In spite of the challenges in the power sector, PFC has maintained a consistent growth rate. The increase is attributable to PFC’s strategy to diversify its loan book. As regards to loan asset composition for FY19, 28% is T&D portfolio as compared to 24% in FY18. Going forward, PFC would continue to diversify its loan book. All Indian states have signed for 24×7 power for all and this target has to be achieved by all the states and most of them have started supplying 24×7 electricity. Other states require funds to strengthen their T&D system in urban and rural areas and for that PFC is a dominant player in the power sector. We will be there to help them.
What is the outlook and plans for PFC?
On the power demand front, with India’s population and GDP expected to grow in the future, energy demand is expected to rise significantly. Various government initiatives in the power sector are also bound to push demand. For instance, electrification is increasing with the support of government schemes like Deendayal Upadhyaya Gram Jyoti Yojana and Integrated Power Development Scheme. Also, an additional 28,000 mw power would be required to meet the demand created under Saubhagya. Therefore, there’s a positive demand outlook. Secondly, among the government’s top priorities is to increase the installed capacity of renewable energy to 175 gw by 2022. This will continue to provide growth opportunity for PFC. In terms of the loan portfolio, PFC’s focus would continue to be on renewable business, refinancing and on expanding its T&D portfolio. Other areas the company is exploring to diversify its loan portfolio includes funding in electrical and hydro-mechanical components related to lift irrigation, sewage treatment plants, smart cities, e-vehicle manufacturing units including charging stations, electric charging infrastructure for promoting e-vehicles, battery manufacturing units for solar projects, mini and microgrid for distributed generation, energy efficient systems like co-generation/tri-generation/combined heat and power and waste heat recovery systems. We have already sanctioned Rs 34,000 crore for electrical and hydro-mechanical components related to lift irrigation and lift irrigation schemes in Telangana and already Rs 12,000 crore has been disbursed.
Of the total loan book, how much is categorised as NPA?

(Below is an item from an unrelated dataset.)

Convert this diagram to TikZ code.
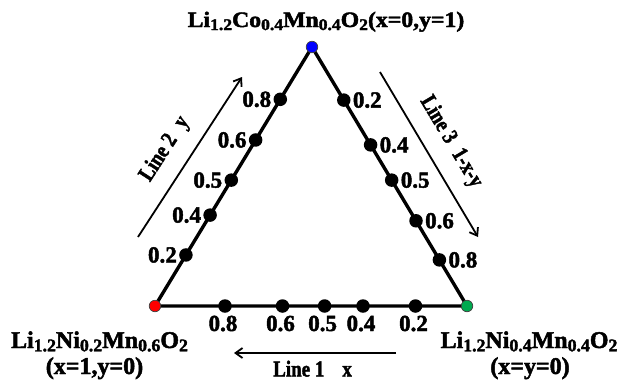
\documentclass[tikz,border=0pt]{standalone}
\usepackage{fontspec}
\usepackage{graphicx}
\setmainfont{Liberation Serif}
\newfontfamily\heavy[FakeBold=2]{Liberation Serif Bold}
\usetikzlibrary{arrows.meta,calc}
\newcommand\sbx[1]{\raisebox{-0.3ex}{\scalebox{0.74}{#1}}}
\definecolor{endred}{RGB}{255,0,0}
\definecolor{endblue}{RGB}{0,0,255}
\definecolor{endgreen}{RGB}{0,170,80}
\begin{document}
\begin{tikzpicture}[x=1pt,y=-1pt,
  edge/.style={line width=3.4pt, line join=round},
  dot/.style={circle, fill=black, inner sep=0pt, minimum size=13.5pt},
  enddot/.style={circle, draw=black!75, line width=0.7pt, inner sep=0pt, minimum size=11.5pt},
  num/.style={font=\heavy\fontsize{23}{23}\selectfont, inner sep=0pt},
  formula/.style={font=\heavy\fontsize{24}{24}\selectfont, inner sep=0pt},
  linelbl/.style={font=\heavy\fontsize{19}{19}\selectfont, inner sep=0pt},
  dirarrow/.style={line width=1.8pt, -{Straight Barb[length=7pt,width=10pt]}}]
\useasboundingbox (0,0) rectangle (621,381);
% vertices
\coordinate (A) at (312,47);
\coordinate (B) at (155,306);
\coordinate (C) at (467,306);
\draw[edge] (A) -- (B) -- (C) -- cycle;
% left edge (Line 2, y)
\foreach \t/\lab/\n in {0.197/0.2/L2, 0.351/0.4/L4, 0.486/0.5/L5, 0.641/0.6/L6, 0.798/0.8/L8}{
  \node[dot] (\n) at ($(B)!\t!(A)$) {};
  \node[num, anchor=east] (\n lab) at ([xshift=-2pt]\n.west) {\lab};
}
% right edge (Line 3, 1-x-y)
\foreach \t/\lab/\n in {0.205/0.2/R2, 0.378/0.4/R4, 0.514/0.5/R5, 0.671/0.6/R6, 0.822/0.8/R8}{
  \node[dot] (\n) at ($(A)!\t!(C)$) {};
  \node[num, anchor=west] (\n lab) at ([xshift=2pt]\n.east) {\lab};
}
% bottom edge (Line 1, x)
\foreach \xx/\lab/\n in {225/0.8/B8, 282.5/0.6/B6, 324.6/0.5/B5, 363/0.4/B4, 415.5/0.2/B2}{
  \node[dot] (\n) at (\xx,306) {};
  \node[num, anchor=base] (\n lab) at (\xx-2,331) {\lab};
}
% end points
\node[enddot, fill=endblue] (top) at (A) {};
\node[enddot, fill=endred] (left) at (B) {};
\node[enddot, fill=endgreen] (right) at (C) {};
% compositions
\node[formula, anchor=base, font=\heavy\fontsize{22}{22}\selectfont] (title) at (326,27)
  {\scalebox{1.08}[1]{Li\sbx{1.2}Co\sbx{0.4}Mn\sbx{0.4}O\sbx{2}(x=0,y=1)}};
\node[formula, anchor=base] (lf1) at (99.5,348) {Li\sbx{1.2}Ni\sbx{0.2}Mn\sbx{0.6}O\sbx{2}};
\node[formula, anchor=base] (lf2) at (94.5,374) {(x=1,y=0)};
\node[formula, anchor=base] (rf1) at (529,348) {Li\sbx{1.2}Ni\sbx{0.4}Mn\sbx{0.4}O\sbx{2}};
\node[formula, anchor=base] (rf2) at (530,374) {(x=y=0)};
% direction arrows
\coordinate (l1s) at (396,353);
\coordinate (l1e) at (234,353);
\draw[dirarrow] (l1s) -- (l1e);
\node[linelbl, anchor=base west] (l1lab) at (273,376.5) {\scalebox{1}[1.2]{Line 1\hspace{18pt}x}};
\coordinate (l2s) at (138,237);
\coordinate (l2e) at (242,77);
\draw[dirarrow] (l2s) -- (l2e);
\node[linelbl, rotate=57.1] (l2lab) at (165,149) {\scalebox{1}[1.2]{Line 2\hspace{12pt}y}};
\coordinate (l3s) at (380,72);
\coordinate (l3e) at (478,237);
\draw[dirarrow] (l3s) -- (l3e);
\node[linelbl, rotate=-59.2] (l3lab) at (451,142) {\scalebox{1}[1.2]{Line 3\hspace{10pt}1-x-y}};
\end{tikzpicture}
\end{document}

Our total loan book is Rs 3,15,000 crore, out of which 83% is towards government utilities where there is no NPA. Remaining 17% is to the private sector, of which 8% is being serviced timely and the balance 9% or around Rs 29,000 crore has been declared as NPA.
What is the update on the stressed power projects and resolution?
None of the government sector projects is non-performing assets. The impact of resolution process has started reflecting in numbers. In Q4 2019, GVK Ratle, where PFC had an exposure of around Rs 800 crore has been upgraded as a standard asset from NPA category. There has been a reversal of provisioning by Rs 650 crore for this project. Now, the borrower has been servicing its dues for the past one year. Petitions for three projects, where PFC had an exposure of about Rs 8,000 crore has been withdrawn from National Company Law Tribunal (NCLT) after the Supreme Court’s order in April, namely, Rattan India Amravati, Rattan India Nasik and KSK Mahanadi. However, for KSK Mahanadi, lenders have decided to move to NCLT again as Adani Power has withdrawn its bid. In Rattan India Nasik, Maharashtra Electricity Regulatory Commission had given approval for operationalising 507 mw Power Purchase Agreement (PPA) with Maharashtra State Electricity Distribution Company Ltd. Resolution plan will be finalised after the operationalisation of PPA. In the case of Rattan India Amravati, PFC has received a revised One Time Settlement (OTS) proposal, and all lenders are working on this. We are in an advanced stage of discussion with the borrower. We are expecting at least 50% recovery. We are working to recover more amount so that lesser haircut is taken. If a resolution doesn’t happen, we may again move NCLT to recover our exposure of about Rs 2,500 crore.
Moreover, PFC is expecting around 100% recovery from Dans Energy, Shiga Energy and Essar Transmission with aggregate exposure of Rs 1,400 crore. In the next three to four months, we are likely to resolve these three projects.
For GMR Chhattisgarh, approval of all 17 lenders has been received on Adani Power’s bid proposal. PFC is envisaging recovery of close to 50% as against the existing provision of 51% of our exposure of around Rs 920 crore. I am confident that in another two months a resolution would be reached.
For Essar Mahan, our exposure is close to Rs 1,500 crore. We don’t know how much hair cut would have to take for Essar Mahan as the situation is fluid after Arcelor Mittal has come into the fray.
The resolution process has started picking up, albeit slowly. Many positive developments like pilot PPA for stressed projects, signing of PPAs by distribution companies and increase in power demand etc. will lead to resolution of issues.